Hace muchos años que nuestras voces, en el caso nada improbable de que pronunciasen determinadas palabras, podían activar registros y grabaciones que, debidamente procesados, diesen origen a investigaciones y seguimientos que, efectivamente, servirían para velar por la seguridad de todos, pero que también sin duda alguna podrían conducir a errores de los que nada valdría lamentarse.
Ahora todo es mucho más complejo y supongo que los benditos algoritmos serán mucho más sofisticados. No sé a ustedes, pero a mi siempre me llamó la atención la compartida secuencia de las noticias en los telediarios, la coincidencia en su enumeración y tratamiento, el ordenamiento en la catalogación y tratamiento de forma que la opinión que generasen siguiese el mismo orden y cadencia.
Sopeso todo esto que les comento a partir de que la armadura informativa con la que se están recubriendo los gobiernos pudiera empezar a resultarles demasiado pesada llegada la hora de obtener los beneficios colectivos que cabría esperar de ese control tan finamente ejercido sobre todas nuestras conciencias.
Desde hace mes y pico sopeso semanalmente eso que se llama actualidad a fin de cotilleársela a ustedes y, en todo ese tiempo, la secuencia que comenzó con los asesinatos de Charlie Hebdo ha emprendido un camino, sin solución de continuidad aparente, que va desde el primer degollado, pasando por los veintiuno que padecieron igual trance, hasta llegar al primer quemado dentro de una jaula y continuar por los varios que lo fueron dentro de otras tantas; después desembocaría, al menos de momento, en ese pobre joven que acusado de homosexual fue invitado a practicar el vuelo sin motor, iniciándolo en un quinto piso desde el que fue precipitado al vacío.
Ignoro cómo o de qué manera tal secuencia de horrores narrados en los telediarios acabarán por encorsetar la realidad impidiéndole la capacidad de generar la respuesta social buscada por nuestras autoridades. Lo digo por si es cierto lo que avisó Chateaubriand, no sé si exactamente a este respecto, pero que muy bien pudiera ser tenido en cuenta: cuando una nación se convierte en esclava –también del horror y su contemplación, supongo- se forma una cadena de pequeños y contumaces tiranos que va desde la primera de las clase sociales hasta la ultima.

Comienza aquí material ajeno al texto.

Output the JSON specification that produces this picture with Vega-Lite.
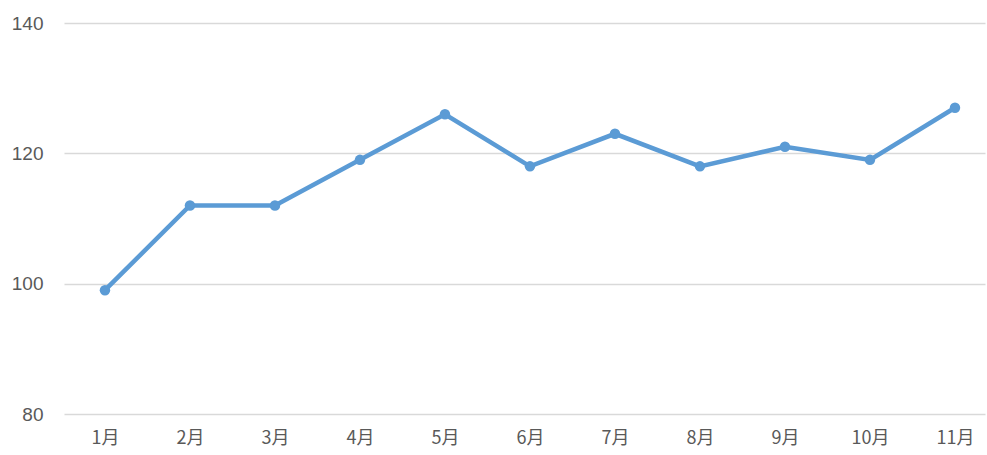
{
  "$schema": "https://vega.github.io/schema/vega-lite/v6.json",
  "autosize": "none",
  "padding": {"left": 64, "top": 23, "right": 2, "bottom": 41},
  "width": 921,
  "height": 391,
  "background": "white",
  "config": {"view": {"stroke": null}, "font": "Noto Sans CJK SC"},
  "data": {"values": [
    {"month": "1月", "value": 99},
    {"month": "2月", "value": 112},
    {"month": "3月", "value": 112},
    {"month": "4月", "value": 119},
    {"month": "5月", "value": 126},
    {"month": "6月", "value": 118},
    {"month": "7月", "value": 123},
    {"month": "8月", "value": 118},
    {"month": "9月", "value": 121},
    {"month": "10月", "value": 119},
    {"month": "11月", "value": 127}
  ]},
  "mark": {"type": "line", "color": "#5B9BD5", "strokeWidth": 4.5, "point": {"filled": true, "size": 110, "color": "#5B9BD5", "opacity": 1}},
  "encoding": {
    "x": {"field": "month", "type": "ordinal", "sort": null,
      "scale": {"type": "point", "padding": 0.4176, "align": 0.577},
      "axis": {"title": null, "labelAngle": 0, "domain": false, "ticks": false, "labelFontSize": 18, "labelColor": "#595959", "labelPadding": 15, "labelFont": "Noto Sans CJK SC"}},
    "y": {"field": "value", "type": "quantitative",
      "scale": {"domain": [80, 140], "nice": false, "zero": false},
      "axis": {"title": null, "values": [80, 100, 120, 140], "domain": false, "ticks": false, "labelFontSize": 19, "labelColor": "#595959", "labelPadding": 21, "gridColor": "#D9D9D9", "gridWidth": 1.3, "labelFont": "Liberation Sans"}}
  }
}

Quiere decirse con esto que podemos acabar siendo esclavos del horror en medida tal que el pasmo que éste nos produjo en un principio acabe por ser asumido, haciéndolo de forma que quede inhibida nuestra capacidad de respuesta. Porque puede que suceda así, puede que nos demos acostumbrado al horror y, al hacerlo, podemos quedar presos en él de forma que quede inhabilitada nuestra capacidad de respuesta.
Los más jóvenes de la tribu no se acordarán, pero los más viejos todavía podemos evocar aquellos días en los que, cuando un asesino de ETA se llevaba a alguien por delante exclamaba, unas veces para sí, pero otras muchas en voz alta: “algo habrá hecho”, y se quedaban tan tranquilos, él y su conciencia. 
Podemos llegar a pensar de modo parecido ante los homosexuales precipitados al vacío, ante las adúlteras lapidadas, ante los rehenes degollados o los pilotos jordanos quemados dentro de una jaula. Ojalá los gobiernos no quieran aumentar su poder y su control sobre la ciudadanía sino incrementar el espíritu crítico y analítico de esta, fomentando la reflexión sobre todo tipo de acontecimientos a los que se ven sometidos nuestras mentes de ciudadanos que habitan en sociedades laicas, en principio colectivamente liberadas de tabúes y homofobias todavía contemplables en individualidades religiosas con poder sobre no pocas conciencias individuales que podrían considerar poco menos que prudente e indicada la “extirpación” de cuerpos extraños amigos de celebrar la vida a fuerza de convocar la muerte.